Despite the extensive surface activity, lava continued to pour into the sea from tubes at two main entries. The tube's W branch fed two active sites (at the Poupou entry). The littoral cone at the W Poupou site continued to erode, but erosion slowed toward the end of July as a bench growing outward below the littoral cone absorbed most of the waves' force. A cycle of bench erosion and rebuilding occurred repeatedly at the E Poupou site. Undercutting by wave action removed meter-sized blocks from the cliff face, and the resulting rapid collapse and erosion generated increased spatter activity, initiating construction of a new lower bench. At the entry fed by the E branch of the tube (Paradise), a prominent mid-bench scarp was noted on 4 July. Spatter was found draped over the scarp but none was evident on the lower portion of the bench, suggesting that the lower bench grew after the collapse episode. However, no seismic evidence of collapse was noted. The lower bench grew to within 1 m of the upper bench by 26 July. By the end of the month, the lava entry point shifted from the middle to the E side of the bench. Its W side began eroding and soon developed a cliff facing the ocean.

Seismicity. Continuous volcanic tremor persisted through July at the seismic stations nearest the eruption site and near the W ocean entry. Tremor amplitudes were generally low, although occasional brief bursts of higher amplitude tremor were recorded.

Earthquake activity beneath the summit appeared to have changed slightly since mid-late June. Shallow activity (0-5 km depth) had decreased, especially from the first 3 months of 1991. Daily visual scans of analog records since mid-June suggest that the dominant frequency content of shallow harmonic events had also changed, from 3-5 Hz to 1-3 Hz. The number of deeper (5-13 km) harmonic events fluctuated through July. Between 3 and 6 July, there were swarms of both shallow and deeper long-period events, then activity declined before a second, less intense swarm of intermediate-depth long-period events occurred on 11 July. This was followed first by an increase in shallower long-period activity, then a swarm of several hundred short-period microearthquakes on 13 July between 1400 and 2300, ~2 hours after the onset of a swarm under neighboring Mauna Loa. Almost all were too small for precise location. The 13 July seismicity was not associated with obvious eruptive changes, but geophysicists believe that it may indicate changes in magmatic activity or the state of stress beneath the summit.

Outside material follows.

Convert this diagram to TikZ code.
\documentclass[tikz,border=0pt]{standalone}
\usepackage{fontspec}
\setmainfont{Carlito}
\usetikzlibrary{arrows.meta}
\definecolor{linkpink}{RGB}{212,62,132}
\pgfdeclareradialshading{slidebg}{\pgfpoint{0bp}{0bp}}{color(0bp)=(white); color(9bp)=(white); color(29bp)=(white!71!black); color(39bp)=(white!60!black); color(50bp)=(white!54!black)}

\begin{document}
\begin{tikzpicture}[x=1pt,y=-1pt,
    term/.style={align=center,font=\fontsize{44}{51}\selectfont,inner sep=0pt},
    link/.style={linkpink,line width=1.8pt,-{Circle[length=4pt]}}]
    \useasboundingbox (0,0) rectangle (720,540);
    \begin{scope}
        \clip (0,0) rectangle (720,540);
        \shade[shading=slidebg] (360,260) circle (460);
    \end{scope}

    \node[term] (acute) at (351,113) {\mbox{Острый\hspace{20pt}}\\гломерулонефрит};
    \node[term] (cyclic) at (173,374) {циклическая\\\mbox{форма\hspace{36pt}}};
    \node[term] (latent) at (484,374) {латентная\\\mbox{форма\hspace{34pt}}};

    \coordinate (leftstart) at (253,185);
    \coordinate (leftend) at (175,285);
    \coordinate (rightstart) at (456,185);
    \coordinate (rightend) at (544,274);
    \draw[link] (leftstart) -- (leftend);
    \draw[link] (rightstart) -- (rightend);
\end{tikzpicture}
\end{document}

Geological Summary. Kilauea overlaps the E flank of the massive Mauna Loa shield volcano in the island of Hawaii. Eruptions are prominent in Polynesian legends; written documentation since 1820 records frequent summit and flank lava flow eruptions interspersed with periods of long-term lava lake activity at Halemaumau crater in the summit caldera until 1924. The 3 x 5 km caldera was formed in several stages about 1,500 years ago and during the 18th century; eruptions have also originated from the lengthy East and Southwest rift zones, which extend to the ocean in both directions. About 90% of the surface of the basaltic shield volcano is formed of lava flows less than about 1,100 years old; 70% of the surface is younger than 600 years. The long-term eruption from the East rift zone between 1983 and 2018 produced lava flows covering more than 100 km2, destroyed hundreds of houses, and added new coastline.

Information Contacts: T. Moulds and P. Okubo, HVO.